Mauro Villanueva will join the ballet as lead male dancer. Villanueva grew up in San Antonio, and began his dance training at 6 years old with Shawn Knife. At age 9, he joined the University of Incarnate Word Ballet School directed by buddy and Susan Trevino, co-founders of The Joffrey Workshop Texas. In 1998, he attended a summer course and consequently studied for two years at the Nutmeg Conservatory in Connecticut. In August of 2000, Villanueva joined the Joffrey Ballet as an apprentice and two years later received a full company contract.

Additional lead dancers include James Boyd, Brian Palmer, Benjahmin Svyatoslavich and Carlos Garland.

The performances of The First Coast Nutcracker will be 8 p.m. on Friday Dec. 15, 2 p.m. and 8 p.m. on Saturday, Dec. 16 and 2 p.m. on Sunday, Dec. 17.

The same weekend, the Jacksonville Symphony will also be presenting its annual performance of George Frideric Handel’s “Messiah,” part of the Jacksonville Symphony Special Presentations. The concerts will feature four guest artists and the Jacksonville Symphony Chorus.

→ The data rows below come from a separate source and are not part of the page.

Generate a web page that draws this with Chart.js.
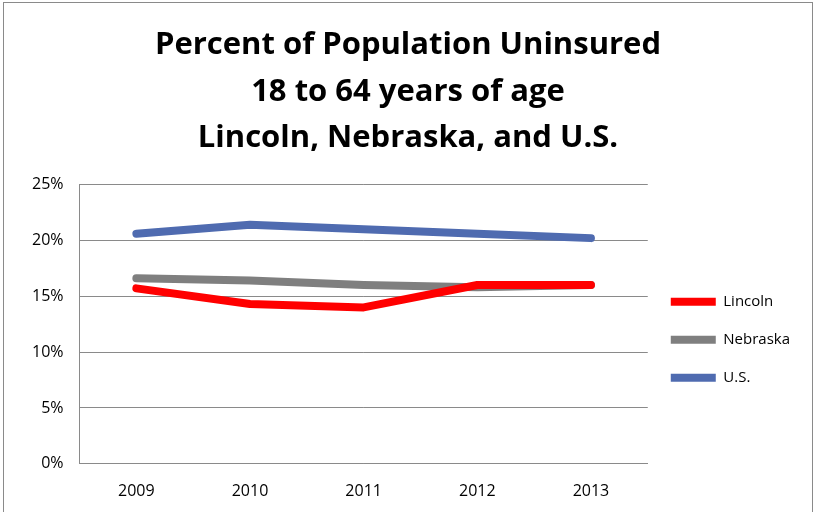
<!DOCTYPE html>
<html>
<head>
<meta charset="utf-8">
<script src="https://cdn.jsdelivr.net/npm/chart.js@4.4.0/dist/chart.umd.min.js"></script>
<style>
  body { margin: 0; background: #fff; overflow: hidden; }
  #frame { position: absolute; left: 3px; top: 2px; width: 808px; height: 530px; border: 1px solid #8a8a8a; }
  #frame canvas { position: absolute; left: 0; top: 0; }
</style>
</head>
<body>
<div id="frame"><canvas id="chart" width="808" height="526"></canvas></div>
<script>
// Uninsured rate, 18-64 years old (percent)
let years = ['2009', '2010', '2011', '2012', '2013']
let lincoln = [15.7, 14.3, 14.0, 16.0, 16.0]
let nebraska = [16.6, 16.4, 16.0, 15.8, 16.0]
let us = [20.6, 21.4, 21.0, 20.6, 20.2]
let titleLines = ['Percent of Population Uninsured', '18 to 64 years of age', 'Lincoln, Nebraska, and U.S.']

let font = "'Open Sans', 'Liberation Sans', sans-serif"

let makeSet = (label, data, color) => ({
	label,
	data,
	borderColor: color,
	backgroundColor: color,
	borderWidth: 8,
	borderCapStyle: 'round',
	borderJoinStyle: 'round',
	pointRadius: 0,
	tension: 0,
})

var chart = new Chart(document.getElementById('chart'), {
	type: 'line',
	data: {
		labels: years,
		datasets: [
			makeSet('Lincoln', lincoln, '#ff0000'),
			makeSet('Nebraska', nebraska, '#7f7f7f'),
			makeSet('U.S.', us, '#4f6bb0'),
		]
	},
	options: {
		responsive: false,
		animation: false,
		layout: { padding: { top: 19, left: 12, right: 12, bottom: 10 } },
		plugins: {
			title: {
				display: true,
				text: titleLines,
				color: '#000',
				font: { family: font, size: 31, weight: 'bold', lineHeight: 1.5 },
				padding: { top: 0, bottom: 23 },
			},
			legend: {
				position: 'right',
				align: 'center',
				// empty legend title only pushes the entries down next to the plot
				title: { display: true, text: ' ', padding: { top: 0, bottom: 124 } },
				labels: {
					color: '#000',
					font: { family: font, size: 15 },
					usePointStyle: true,
					pointStyle: 'line',
					pointStyleWidth: 45,
					padding: 23,
				}
			},
			tooltip: { enabled: false }
		},
		scales: {
			x: {
				offset: true,
				grid: { display: false, drawTicks: false },
				border: { color: '#8a8a8a' },
				ticks: { color: '#000', font: { family: font, size: 16 }, padding: 18 },
			},
			y: {
				min: 0,
				max: 25,
				grid: { color: '#8a8a8a', drawTicks: false },
				border: { color: '#8a8a8a' },
				ticks: {
					stepSize: 5,
					color: '#000',
					font: { family: font, size: 16 },
					padding: 16,
					callback: v => v + '%'
				}
			}
		}
	}
})
</script>
</body>
</html>
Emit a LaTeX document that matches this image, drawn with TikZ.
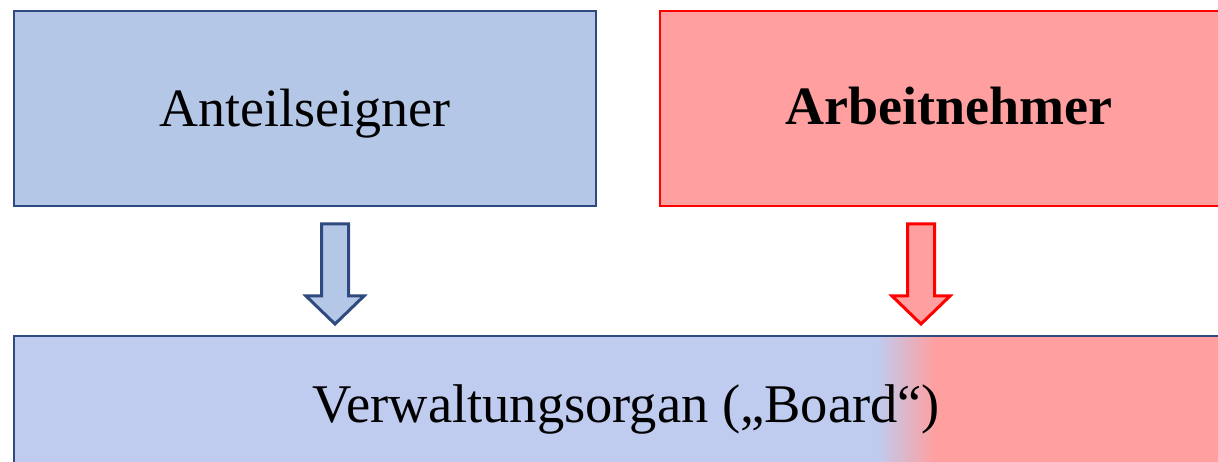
\documentclass[tikz,border=0pt]{standalone}
\usepackage{fontspec}
\setmainfont{Liberation Serif}
\definecolor{bluefill}{HTML}{B4C7E7}
\definecolor{blueline}{HTML}{2F4A7E}
\definecolor{bluelight}{HTML}{BFCBEF}
\definecolor{redfill}{HTML}{FF9F9F}
\definecolor{redline}{HTML}{FF0000}
\tikzset{
  boxtext/.style={font=\fontsize{54}{60}\selectfont, anchor=base, inner sep=0pt},
  boxline/.style={line width=2.2pt},
  arrowline/.style={line width=3pt, line join=miter}
}
\newcommand{\blockarrowat}[2]{% #1 = coordinate name of top-centre, #2 = style
  \draw[arrowline,#2] ([xshift=-13.5pt]#1) -- ([xshift=13.5pt]#1)
    -- ([xshift=13.5pt,yshift=-72pt]#1) -- ([xshift=29pt,yshift=-72pt]#1)
    -- ([yshift=-100pt]#1) -- ([xshift=-29pt,yshift=-72pt]#1)
    -- ([xshift=-13.5pt,yshift=-72pt]#1) -- cycle;}
\begin{document}
\begin{tikzpicture}[x=1pt,y=-1pt]
\useasboundingbox (0,0) rectangle (1218,462);
\clip (0,0) rectangle (1218,462);
% top boxes
\draw[blueline, fill=bluefill, boxline] (14,11) rectangle (596,206);
\node[boxtext] (shtext) at (305,127) {Anteilseigner};
\draw[redline, fill=redfill, boxline] (660,11) rectangle (1240,206);
\node[boxtext, font=\fontsize{54}{60}\selectfont\bfseries] (antext) at (949,125) {Arbeitnehmer};
% bottom box
\fill[bluelight] (14,336) rectangle (878,480);
\shade[left color=bluelight, right color=redfill] (877.5,336) rectangle (935.5,480);
\fill[redfill] (935,336) rectangle (1240,480);
\draw[blueline, boxline] (1240,336) -- (14,336) -- (14,480);
\node[boxtext, font=\fontsize{54.5}{60}\selectfont] (board) at (626.5,422) {Verwaltungsorgan („Board“)};
% arrows
\coordinate (a1) at (335,224);
\coordinate (a2) at (921,224);
\blockarrowat{a1}{draw=blueline, fill=bluefill}
\blockarrowat{a2}{draw=redline, fill=redfill}
\end{tikzpicture}
\end{document}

Jacksonville Symphony associate conductor Nathan Aspinall will lead both performances of “Messiah.” Recent performances of Aspinall’s have included Handel’s “Messiah,” Prokofiev’s “Cinderella” and a special event concert with organist Cameron Carpenter. The Jacksonville Symphony Chorus, under the direction of Donald McCullough, is an all-volunteer group of individuals who have a love of singing choral music. The 100 members must audition to participate. This season, the chorus will participate in several performances including Faure’s “Requiem,” “Holiday Pops” and the final Masterworks performance, “Twilight of the Gods.”

The four guest artists joining the Symphony for the performance will be American soprano Emily Birsan, a critically acclaimed recitalist, American mezzo-soprano Amanda Crider, tenor Jason Ferrante and operatic baritone Craig Irvin.

The Symphony’s performances of Handel’s “Messiah” are at 8 p.m. Saturday, Dec. 16, and 3 p.m. Sunday, Dec. 17 at the Jacoby Symphony Hall in the Times-Union Center for the Performing Arts.

For tickets or more information about “The First Coast Nutcracker” or Handel’s “Messiah,” visit JaxSymphony.org

Symphony’s Youth Orchestras to hold holiday concert Dec. 18

The Jacksonville Symphony Youth Orchestras (JSYO) will perform their annual holiday concert a 7 p.m. Monday, Dec. 18 at Jacoby Symphony Hall in the Times-Union Center for the Performing Arts.

The JSYO is under the direction of principal conductor and Symphony assistant conductor Deanna Tham. Hailing from Saratoga, California, Tham has conducted and guest conducted all over the United States, most recently working with renowned conductors Marin Alsop and James Ross at the Cabrillo Contemporary Music Festival. Before joining the Jacksonville Symphony, Tham was the music director of the 350-piece Louisville Youth Orchestra.

The JSYO assistant conductors are Helen Morin, who will conduct both Encore Strings and Premier Strings; Rose Francis, who will head up Foundation Strings at the Florida State College of Jacksonville’s South Campus; violinist Naira Cola, who will serve as the conductor of the Clay County Foundation Strings; David Song, who will conduct the Jump Start Strings ensemble at the Florida State College of Jacksonville’s South Campus; and John Wieland, principal bass for the Jacksonville Symphony, who is in charge of Woodland Acres Jump Start Strings and Foundation Strings.

Throughout the evening, the five ensembles will play a selection of holiday favorites from “Carol of the Bells” to “Have Yourself a Merry Little Christmas.” The Philharmonic will end the evening with A Christmas Festival and selections from “Harry Potter and the Sorcerer’s Stone.”

 During the evening, the JSYO will be selling T-shirts, jackets and other items. Profits from these sales will go toward supporting the JSYO.